That empty feeling you have when waking up
My conscious life is fine. Ambling along, my day consists of few real topics of concern or responsibilities:
- D&D this and that...
- Is the Baldur's Gate 3 patch ready for Macs yet?
- Haven't heard from Mark for a while.
- Oh good, someone I don't like is nearly dead.
- Oh my god - some dice I've ordered have gone to my old address. (Crisis situation.)
But in my dreams all manner of things are playing out. My true underlying anxieties in other words.
Back in an old job given an impossibly boring and incomprehensible task to do. Sacked but still coming in and deeply unpopular, I feign work whilst feeling the ire of those colleagues who I equally resent.
Or I'm retaking my A-levels and haven't been to a single lesson.
Blanked by neighbours I knew for 8 years of my life.

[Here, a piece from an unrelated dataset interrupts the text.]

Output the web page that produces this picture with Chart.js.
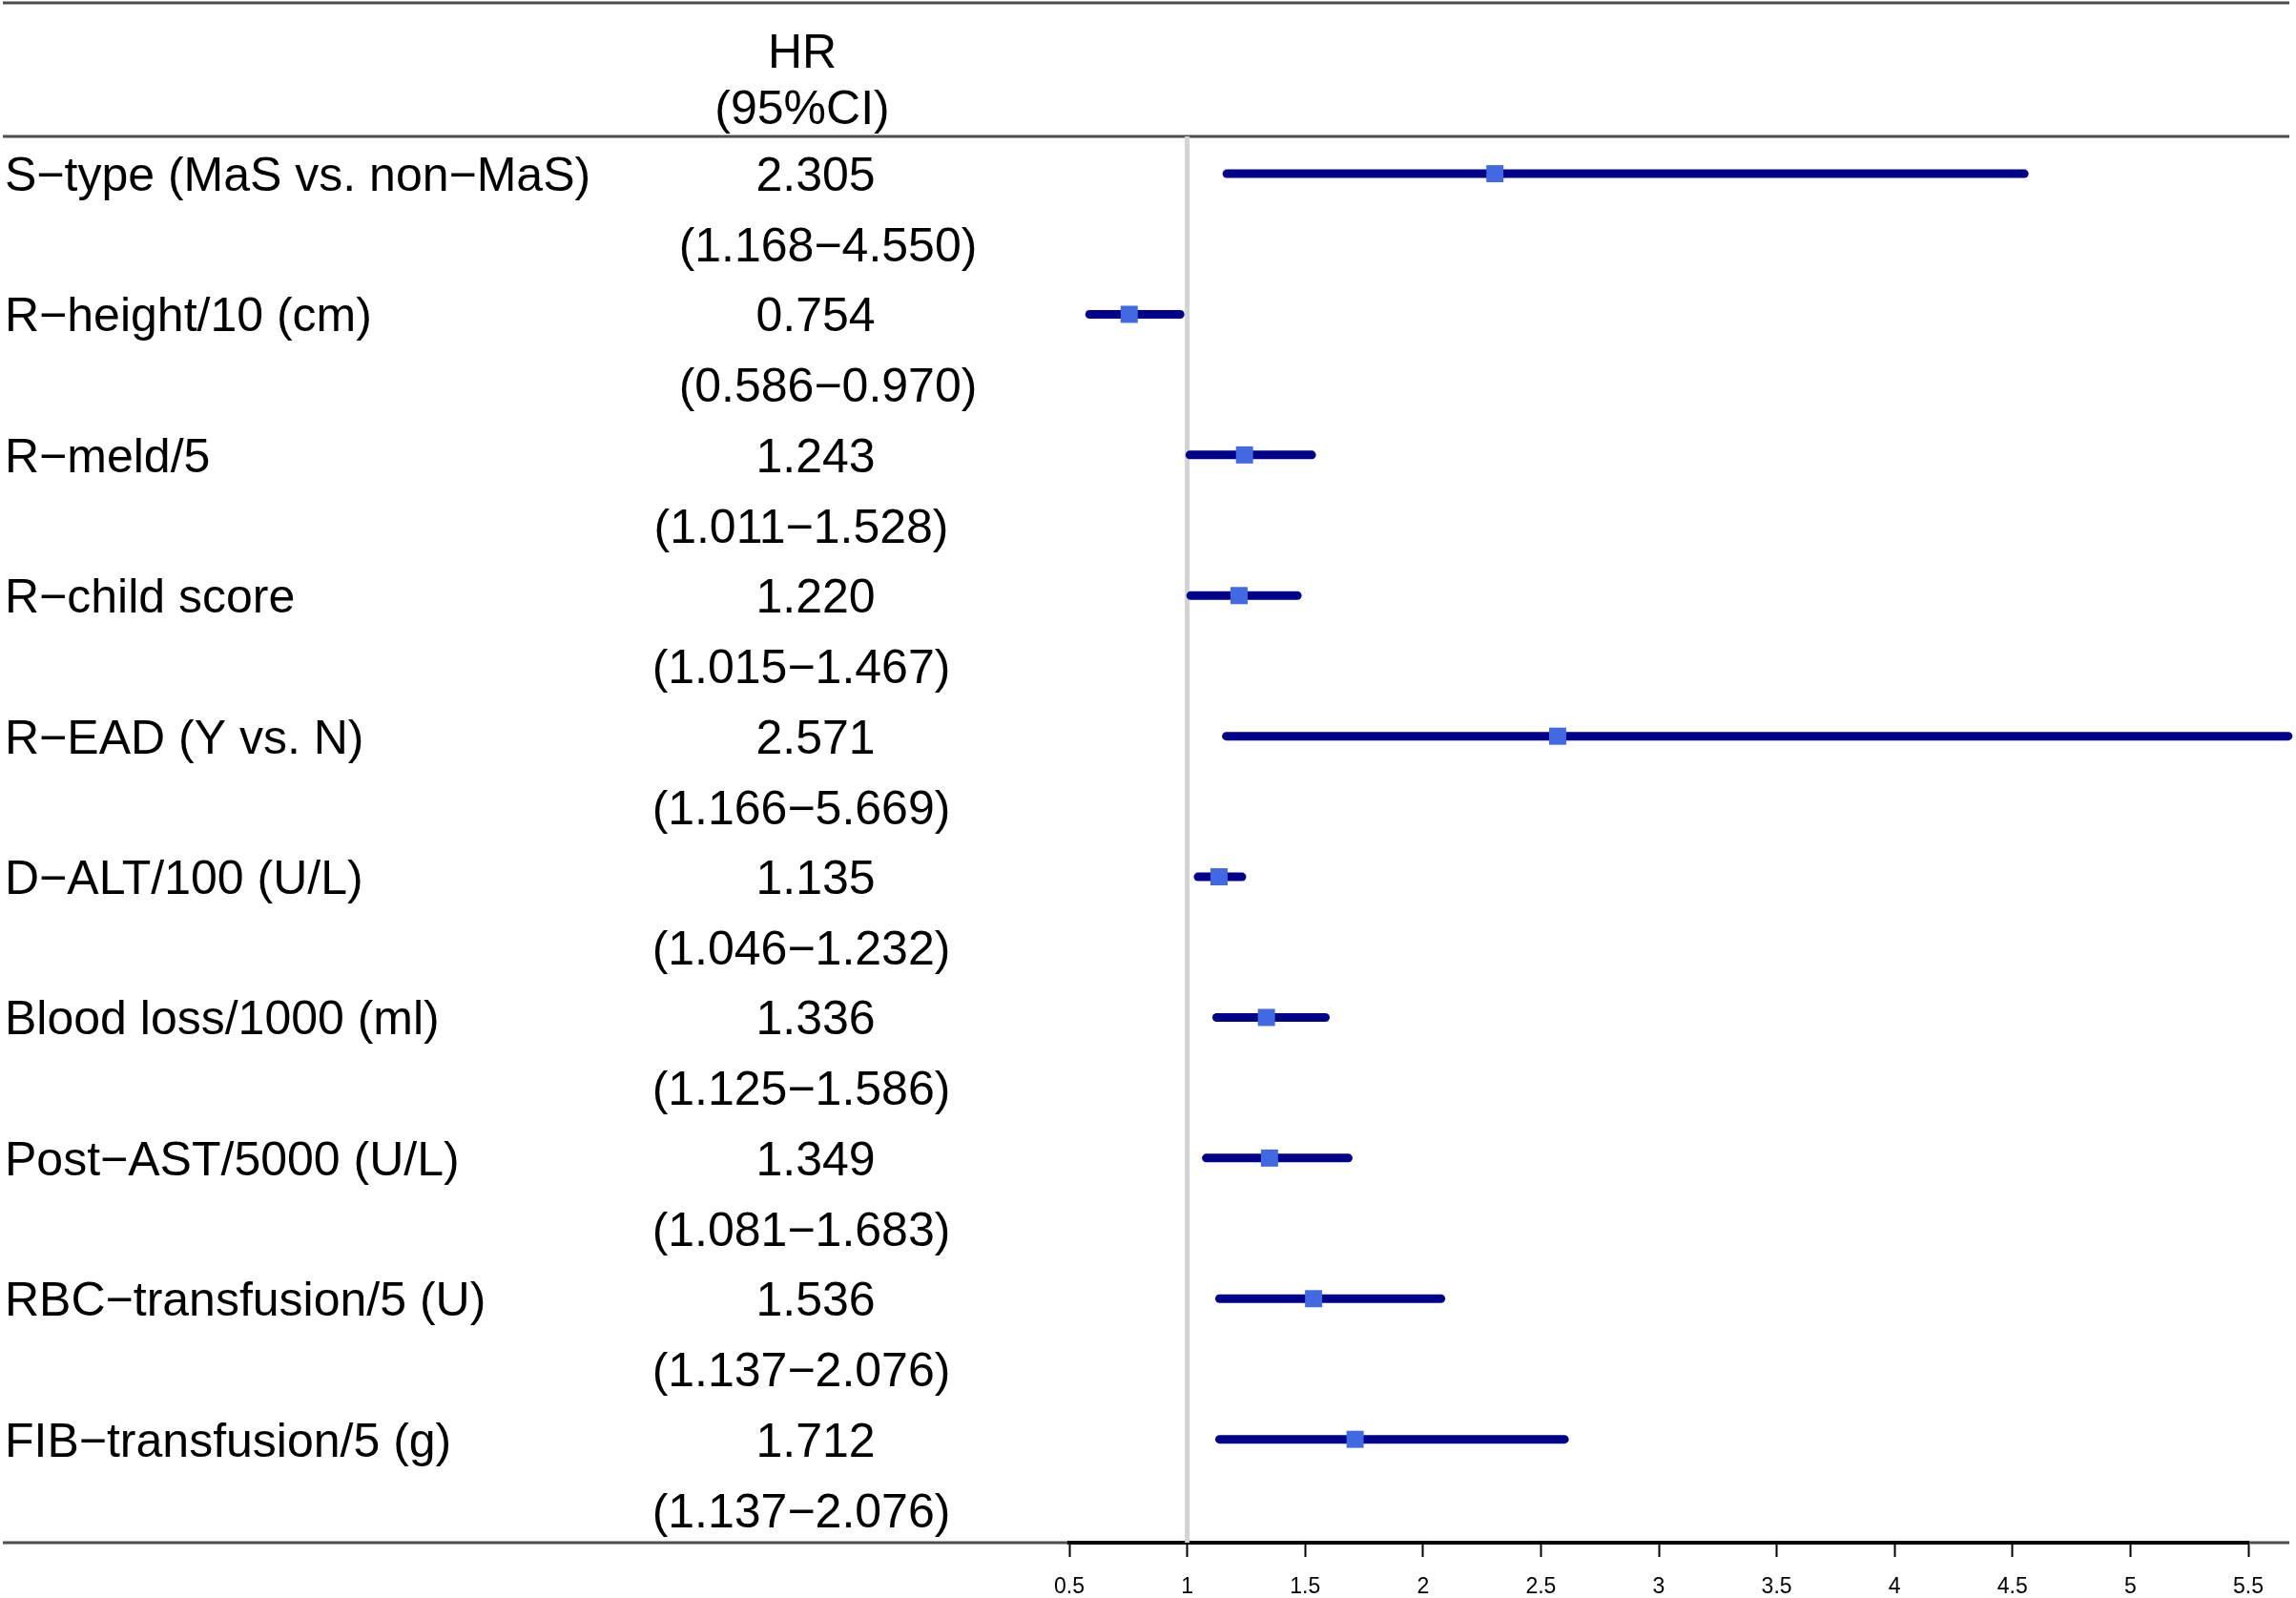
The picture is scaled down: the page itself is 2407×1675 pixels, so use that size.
<!DOCTYPE html>
<html>
<head>
<meta charset="utf-8">
<script src="https://cdn.jsdelivr.net/npm/chart.js@4.4.1/dist/chart.umd.min.js"></script>
<style>
  html, body { margin: 0; padding: 0; background: #ffffff; }
  #wrap { width: 2407px; height: 1675px; }
  canvas { display: block; }
</style>
</head>
<body>
<div id="wrap"><canvas id="c" width="2407" height="1675"></canvas></div>
<script>
// ---- data ----
const categories = [
  "S\u2212type (MaS vs. non\u2212MaS)",
  "R\u2212height/10 (cm)",
  "R\u2212meld/5",
  "R\u2212child score",
  "R\u2212EAD (Y vs. N)",
  "D\u2212ALT/100 (U/L)",
  "Blood loss/1000 (ml)",
  "Post\u2212AST/5000 (U/L)",
  "RBC\u2212transfusion/5 (U)",
  "FIB\u2212transfusion/5 (g)"
];
const hrValues = [2.305, 0.754, 1.243, 1.220, 2.571, 1.135, 1.336, 1.349, 1.536, 1.712];
const ciLower  = [1.168, 0.586, 1.011, 1.015, 1.166, 1.046, 1.125, 1.081, 1.137, 1.137];
const ciUpper  = [4.550, 0.970, 1.528, 1.467, 5.669, 1.232, 1.586, 1.683, 2.076, 2.600];
const hrText = ["2.305", "0.754", "1.243", "1.220", "2.571", "1.135", "1.336", "1.349", "1.536", "1.712"];
const ciText = [
  "(1.168\u22124.550)", "(0.586\u22120.970)", "(1.011\u22121.528)", "(1.015\u22121.467)",
  "(1.166\u22125.669)", "(1.046\u22121.232)", "(1.125\u22121.586)", "(1.081\u22121.683)",
  "(1.137\u22122.076)", "(1.137\u22122.076)"
];
const headerText = ["HR", "(95%CI)"];
const tickValues = [0.5, 1, 1.5, 2, 2.5, 3, 3.5, 4, 4.5, 5, 5.5];
const tickLabels = ["0.5", "1", "1.5", "2", "2.5", "3", "3.5", "4", "4.5", "5", "5.5"];
const refValue = 1;

// ---- layout / style ----
const FONT = '"Liberation Sans", Arial, Helvetica, sans-serif';
const ROW_OFFSET = 0.265;       // bar position inside row slot
const LABEL_BASE = 0.387;       // baseline of first text line (in row units)
const CI_BASE = 0.889;          // baseline of second text line
const ciCenterX = [868, 868, 840, 840, 840, 840, 840, 840, 840, 840];
const HR_X = 855, HEADER_X = 841, LABEL_X = 5;

const rowY = categories.map((_, i) => i + ROW_OFFSET);

const ciDatasets = categories.map((_, i) => ({
  type: 'line',
  label: categories[i],
  data: [{x: ciLower[i], y: rowY[i]}, {x: ciUpper[i], y: rowY[i]}],
  borderColor: '#00008B',
  borderWidth: 9,
  borderCapStyle: 'round',
  pointRadius: 0,
  fill: false,
  clip: false,
  order: 1
}));

const markerDataset = {
  type: 'scatter',
  label: 'HR',
  data: hrValues.map((v, i) => ({x: v, y: rowY[i]})),
  pointStyle: 'rect',
  pointRadius: 12.7,
  pointHoverRadius: 12.7,
  backgroundColor: '#4169E1',
  borderWidth: 0,
  clip: false,
  order: 0
};

const refDataset = {
  type: 'line',
  label: 'ref',
  data: [{x: refValue, y: 0}, {x: refValue, y: categories.length}],
  borderColor: '#D3D3D3',
  borderWidth: 5,
  pointRadius: 0,
  fill: false,
  order: 2
};

const tablePlugin = {
  id: 'tablePlugin',
  beforeDraw(chart) {
    const ctx = chart.ctx;
    const ys = chart.scales.y;
    ctx.save();
    ctx.fillStyle = '#ffffff';
    ctx.fillRect(0, 0, chart.width, chart.height);
    ctx.strokeStyle = '#4d4d4d';
    ctx.lineWidth = 3;
    const lines = [3, ys.getPixelForValue(0), ys.getPixelForValue(categories.length)];
    lines.forEach(y => {
      ctx.beginPath();
      ctx.moveTo(3, y);
      ctx.lineTo(2400, y);
      ctx.stroke();
    });
    ctx.restore();
  },
  afterDraw(chart) {
    const ctx = chart.ctx;
    const ys = chart.scales.y;
    ctx.save();
    ctx.fillStyle = '#000000';
    ctx.font = '50px ' + FONT;
    ctx.textBaseline = 'alphabetic';
    ctx.textAlign = 'center';
    ctx.fillText(headerText[0], HEADER_X, ys.getPixelForValue(-0.49));
    ctx.fillText(headerText[1], HEADER_X, ys.getPixelForValue(-0.085));
    categories.forEach((c, i) => {
      const y1 = ys.getPixelForValue(i + LABEL_BASE);
      const y2 = ys.getPixelForValue(i + CI_BASE);
      ctx.textAlign = 'left';
      ctx.fillText(c, LABEL_X, y1);
      ctx.textAlign = 'center';
      ctx.fillText(hrText[i], HR_X, y1);
      ctx.fillText(ciText[i], ciCenterX[i], y2);
    });
    ctx.restore();
  }
};

new Chart(document.getElementById('c'), {
  type: 'scatter',
  data: { datasets: [markerDataset, ...ciDatasets, refDataset] },
  options: {
    responsive: false,
    animation: false,
    devicePixelRatio: 1,
    layout: { padding: { left: 1121, right: 50, top: 143, bottom: 0 } },
    plugins: { legend: { display: false }, tooltip: { enabled: false } },
    scales: {
      x: {
        type: 'linear',
        min: 0.5,
        max: 5.5,
        afterBuildTicks(scale) { scale.ticks = tickValues.map(v => ({value: v})); },
        afterFit(scale) { scale.height = 58; },
        ticks: {
          color: '#000000',
          font: { family: FONT, size: 23, lineHeight: 1 },
          padding: 20,
          maxRotation: 0,
          autoSkip: false,
          callback(value) {
            const k = tickValues.indexOf(value);
            return k >= 0 ? tickLabels[k] : '';
          }
        },
        grid: {
          drawOnChartArea: false,
          drawTicks: true,
          tickLength: 15,
          tickColor: '#000000',
          tickWidth: 2
        },
        border: { display: true, color: '#000000', width: 4 }
      },
      y: {
        type: 'linear',
        display: false,
        min: 0,
        max: categories.length,
        reverse: true
      }
    }
  },
  plugins: [tablePlugin]
});
</script>
</body>
</html>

(These are all dreams by the way.)
"Geraint Davies - A Life Wasted."
The huge duvet is often nearly on the floor when I awake, pillows have rearranged themselves, teeth ground and groggy semi-consciousness.
Had I not been the angst-filled kid I was, I may have climbed higher, had more ambition, more...greed?
As a result I am here writing this aged 54 in my parents' house.
At least I have wonderful handwriting and know the correct use of the apostrophe.
That'll set you up for life, they said.
I then found my Sertraline pills from yesterday which I'd put out but neglected to take.
Perhaps that is the reason for this post's existence?